Given material |
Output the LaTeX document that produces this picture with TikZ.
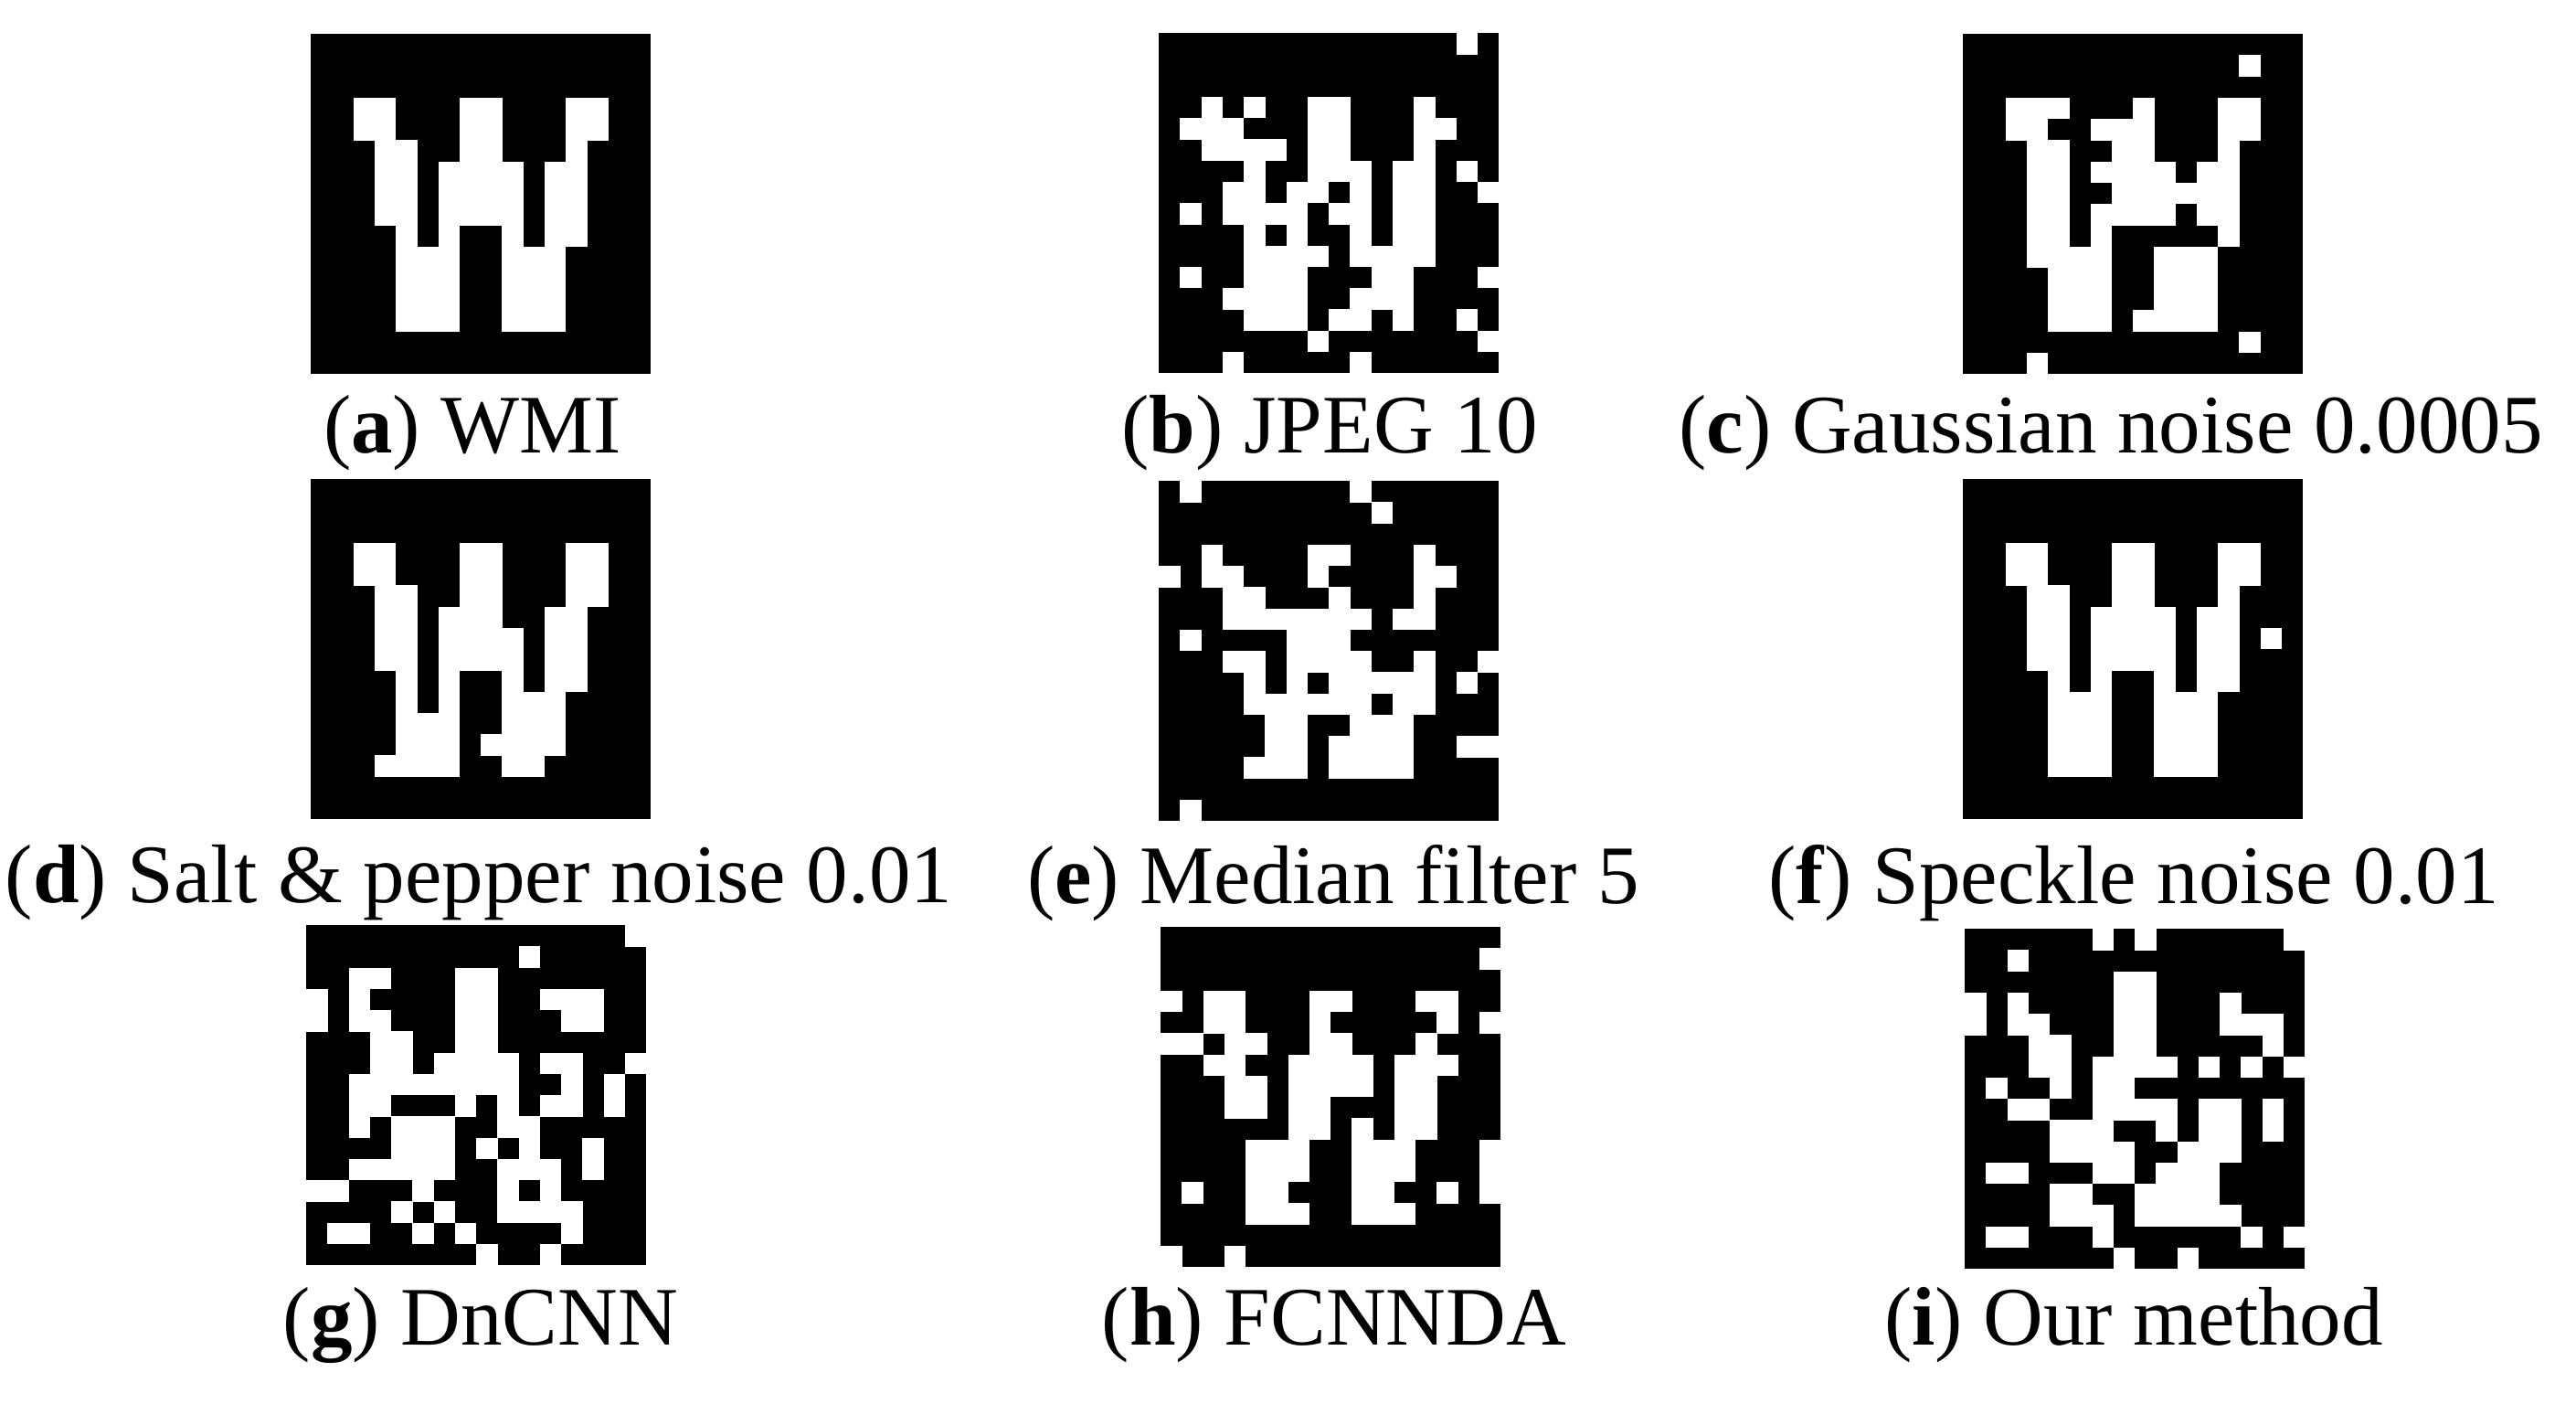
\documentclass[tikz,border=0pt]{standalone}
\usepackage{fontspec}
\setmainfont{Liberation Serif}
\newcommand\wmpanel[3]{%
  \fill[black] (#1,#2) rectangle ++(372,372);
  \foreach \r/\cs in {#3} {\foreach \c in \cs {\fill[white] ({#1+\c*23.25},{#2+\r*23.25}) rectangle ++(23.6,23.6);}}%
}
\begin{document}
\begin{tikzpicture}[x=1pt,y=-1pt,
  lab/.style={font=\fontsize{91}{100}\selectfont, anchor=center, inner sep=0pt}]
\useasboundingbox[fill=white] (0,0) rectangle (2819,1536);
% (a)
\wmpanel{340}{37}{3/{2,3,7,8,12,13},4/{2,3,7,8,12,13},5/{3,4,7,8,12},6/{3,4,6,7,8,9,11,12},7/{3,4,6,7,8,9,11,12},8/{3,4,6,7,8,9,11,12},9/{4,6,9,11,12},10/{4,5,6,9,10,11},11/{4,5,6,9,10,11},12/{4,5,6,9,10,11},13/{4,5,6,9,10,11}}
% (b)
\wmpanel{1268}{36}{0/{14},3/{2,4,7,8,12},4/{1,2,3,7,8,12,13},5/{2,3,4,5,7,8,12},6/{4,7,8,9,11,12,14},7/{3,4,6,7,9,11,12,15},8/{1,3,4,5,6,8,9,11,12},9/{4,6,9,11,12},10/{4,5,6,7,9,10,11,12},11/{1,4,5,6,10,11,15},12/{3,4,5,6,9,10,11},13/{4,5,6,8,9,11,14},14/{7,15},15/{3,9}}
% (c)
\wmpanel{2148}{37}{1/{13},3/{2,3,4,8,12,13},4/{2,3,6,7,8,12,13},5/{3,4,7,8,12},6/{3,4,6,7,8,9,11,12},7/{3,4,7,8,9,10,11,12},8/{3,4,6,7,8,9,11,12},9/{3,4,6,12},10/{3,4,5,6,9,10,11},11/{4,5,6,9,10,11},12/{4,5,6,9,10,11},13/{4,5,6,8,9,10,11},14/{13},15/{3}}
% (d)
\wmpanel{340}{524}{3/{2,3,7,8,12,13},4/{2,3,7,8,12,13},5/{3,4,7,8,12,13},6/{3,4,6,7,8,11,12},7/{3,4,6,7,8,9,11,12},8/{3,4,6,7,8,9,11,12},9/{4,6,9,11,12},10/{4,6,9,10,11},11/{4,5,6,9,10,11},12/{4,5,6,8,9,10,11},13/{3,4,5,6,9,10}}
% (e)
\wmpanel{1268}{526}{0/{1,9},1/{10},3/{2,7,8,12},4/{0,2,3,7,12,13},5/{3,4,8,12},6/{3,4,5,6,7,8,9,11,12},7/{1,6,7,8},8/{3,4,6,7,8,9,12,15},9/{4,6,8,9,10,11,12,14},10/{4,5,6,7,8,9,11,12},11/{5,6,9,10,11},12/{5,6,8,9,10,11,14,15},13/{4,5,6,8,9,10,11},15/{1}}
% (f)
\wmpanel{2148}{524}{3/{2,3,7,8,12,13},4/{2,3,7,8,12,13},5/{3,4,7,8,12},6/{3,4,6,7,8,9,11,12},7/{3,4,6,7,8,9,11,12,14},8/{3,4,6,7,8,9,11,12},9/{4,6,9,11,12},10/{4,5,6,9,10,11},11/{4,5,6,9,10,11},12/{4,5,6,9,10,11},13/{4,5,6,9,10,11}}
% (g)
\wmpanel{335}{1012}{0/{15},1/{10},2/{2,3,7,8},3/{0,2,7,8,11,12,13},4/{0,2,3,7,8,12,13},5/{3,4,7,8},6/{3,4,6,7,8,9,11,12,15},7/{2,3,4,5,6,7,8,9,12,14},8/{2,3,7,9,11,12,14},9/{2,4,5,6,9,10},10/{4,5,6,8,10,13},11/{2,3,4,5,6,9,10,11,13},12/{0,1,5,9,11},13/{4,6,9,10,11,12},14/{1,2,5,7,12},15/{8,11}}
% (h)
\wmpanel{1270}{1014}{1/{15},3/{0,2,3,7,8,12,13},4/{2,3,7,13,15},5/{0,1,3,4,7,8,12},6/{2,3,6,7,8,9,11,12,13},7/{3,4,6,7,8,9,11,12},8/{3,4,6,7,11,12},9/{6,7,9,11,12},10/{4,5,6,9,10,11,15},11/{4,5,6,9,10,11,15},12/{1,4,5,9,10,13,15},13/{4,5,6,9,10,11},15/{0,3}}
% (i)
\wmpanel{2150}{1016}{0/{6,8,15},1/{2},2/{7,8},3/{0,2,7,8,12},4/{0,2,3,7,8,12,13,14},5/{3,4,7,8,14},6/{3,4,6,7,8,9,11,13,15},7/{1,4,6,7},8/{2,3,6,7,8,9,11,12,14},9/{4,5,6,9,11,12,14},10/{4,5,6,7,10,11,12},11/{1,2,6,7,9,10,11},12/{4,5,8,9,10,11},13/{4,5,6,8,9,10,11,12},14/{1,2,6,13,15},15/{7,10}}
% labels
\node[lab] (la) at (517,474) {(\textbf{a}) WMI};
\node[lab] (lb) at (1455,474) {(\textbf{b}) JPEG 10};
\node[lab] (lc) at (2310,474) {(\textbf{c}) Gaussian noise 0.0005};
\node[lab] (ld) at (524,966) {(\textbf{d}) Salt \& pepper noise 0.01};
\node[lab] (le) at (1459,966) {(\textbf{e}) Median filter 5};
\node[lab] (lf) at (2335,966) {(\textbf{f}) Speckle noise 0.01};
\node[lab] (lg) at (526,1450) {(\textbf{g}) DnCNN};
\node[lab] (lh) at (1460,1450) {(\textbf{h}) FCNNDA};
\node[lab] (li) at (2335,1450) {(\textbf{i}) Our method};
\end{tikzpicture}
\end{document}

Exercise | Omitting all images, print the listing exactly.

Final result |
Output the LaTeX document that produces this picture with TikZ.
\documentclass[tikz,border=0pt]{standalone}
\usepackage{fontspec}
\setmainfont{Liberation Serif}
\newcommand\wmpanel[3]{%
  \fill[black] (#1,#2) rectangle ++(372,372);
  \foreach \r/\cs in {#3} {\foreach \c in \cs {\fill[white] ({#1+\c*23.25},{#2+\r*23.25}) rectangle ++(23.6,23.6);}}%
}
\begin{document}
\begin{tikzpicture}[x=1pt,y=-1pt,
  lab/.style={font=\fontsize{91}{100}\selectfont, anchor=center, inner sep=0pt}]
\useasboundingbox[fill=white] (0,0) rectangle (2819,1536);
% (a)
\wmpanel{340}{37}{3/{2,3,7,8,12,13},4/{2,3,7,8,12,13},5/{3,4,7,8,12},6/{3,4,6,7,8,9,11,12},7/{3,4,6,7,8,9,11,12},8/{3,4,6,7,8,9,11,12},9/{4,6,9,11,12},10/{4,5,6,9,10,11},11/{4,5,6,9,10,11},12/{4,5,6,9,10,11},13/{4,5,6,9,10,11}}
% (b)
\wmpanel{1268}{36}{0/{14},3/{2,4,7,8,12},4/{1,2,3,7,8,12,13},5/{2,3,4,5,7,8,12},6/{4,7,8,9,11,12,14},7/{3,4,6,7,9,11,12,15},8/{1,3,4,5,6,8,9,11,12},9/{4,6,9,11,12},10/{4,5,6,7,9,10,11,12},11/{1,4,5,6,10,11,15},12/{3,4,5,6,9,10,11},13/{4,5,6,8,9,11,14},14/{7,15},15/{3,9}}
% (c)
\wmpanel{2148}{37}{1/{13},3/{2,3,4,8,12,13},4/{2,3,6,7,8,12,13},5/{3,4,7,8,12},6/{3,4,6,7,8,9,11,12},7/{3,4,7,8,9,10,11,12},8/{3,4,6,7,8,9,11,12},9/{3,4,6,12},10/{3,4,5,6,9,10,11},11/{4,5,6,9,10,11},12/{4,5,6,9,10,11},13/{4,5,6,8,9,10,11},14/{13},15/{3}}
% (d)
\wmpanel{340}{524}{3/{2,3,7,8,12,13},4/{2,3,7,8,12,13},5/{3,4,7,8,12,13},6/{3,4,6,7,8,11,12},7/{3,4,6,7,8,9,11,12},8/{3,4,6,7,8,9,11,12},9/{4,6,9,11,12},10/{4,6,9,10,11},11/{4,5,6,9,10,11},12/{4,5,6,8,9,10,11},13/{3,4,5,6,9,10}}
% (e)
\wmpanel{1268}{526}{0/{1,9},1/{10},3/{2,7,8,12},4/{0,2,3,7,12,13},5/{3,4,8,12},6/{3,4,5,6,7,8,9,11,12},7/{1,6,7,8},8/{3,4,6,7,8,9,12,15},9/{4,6,8,9,10,11,12,14},10/{4,5,6,7,8,9,11,12},11/{5,6,9,10,11},12/{5,6,8,9,10,11,14,15},13/{4,5,6,8,9,10,11},15/{1}}
% (f)
\wmpanel{2148}{524}{3/{2,3,7,8,12,13},4/{2,3,7,8,12,13},5/{3,4,7,8,12},6/{3,4,6,7,8,9,11,12},7/{3,4,6,7,8,9,11,12,14},8/{3,4,6,7,8,9,11,12},9/{4,6,9,11,12},10/{4,5,6,9,10,11},11/{4,5,6,9,10,11},12/{4,5,6,9,10,11},13/{4,5,6,9,10,11}}
% (g)
\wmpanel{335}{1012}{0/{15},1/{10},2/{2,3,7,8},3/{0,2,7,8,11,12,13},4/{0,2,3,7,8,12,13},5/{3,4,7,8},6/{3,4,6,7,8,9,11,12,15},7/{2,3,4,5,6,7,8,9,12,14},8/{2,3,7,9,11,12,14},9/{2,4,5,6,9,10},10/{4,5,6,8,10,13},11/{2,3,4,5,6,9,10,11,13},12/{0,1,5,9,11},13/{4,6,9,10,11,12},14/{1,2,5,7,12},15/{8,11}}
% (h)
\wmpanel{1270}{1014}{1/{15},3/{0,2,3,7,8,12,13},4/{2,3,7,13,15},5/{0,1,3,4,7,8,12},6/{2,3,6,7,8,9,11,12,13},7/{3,4,6,7,8,9,11,12},8/{3,4,6,7,11,12},9/{6,7,9,11,12},10/{4,5,6,9,10,11,15},11/{4,5,6,9,10,11,15},12/{1,4,5,9,10,13,15},13/{4,5,6,9,10,11},15/{0,3}}
% (i)
\wmpanel{2150}{1016}{0/{6,8,15},1/{2},2/{7,8},3/{0,2,7,8,12},4/{0,2,3,7,8,12,13,14},5/{3,4,7,8,14},6/{3,4,6,7,8,9,11,13,15},7/{1,4,6,7},8/{2,3,6,7,8,9,11,12,14},9/{4,5,6,9,11,12,14},10/{4,5,6,7,10,11,12},11/{1,2,6,7,9,10,11},12/{4,5,8,9,10,11},13/{4,5,6,8,9,10,11,12},14/{1,2,6,13,15},15/{7,10}}
% labels
\node[lab] (la) at (517,474) {(\textbf{a}) WMI};
\node[lab] (lb) at (1455,474) {(\textbf{b}) JPEG 10};
\node[lab] (lc) at (2310,474) {(\textbf{c}) Gaussian noise 0.0005};
\node[lab] (ld) at (524,966) {(\textbf{d}) Salt \& pepper noise 0.01};
\node[lab] (le) at (1459,966) {(\textbf{e}) Median filter 5};
\node[lab] (lf) at (2335,966) {(\textbf{f}) Speckle noise 0.01};
\node[lab] (lg) at (526,1450) {(\textbf{g}) DnCNN};
\node[lab] (lh) at (1460,1450) {(\textbf{h}) FCNNDA};
\node[lab] (li) at (2335,1450) {(\textbf{i}) Our method};
\end{tikzpicture}
\end{document}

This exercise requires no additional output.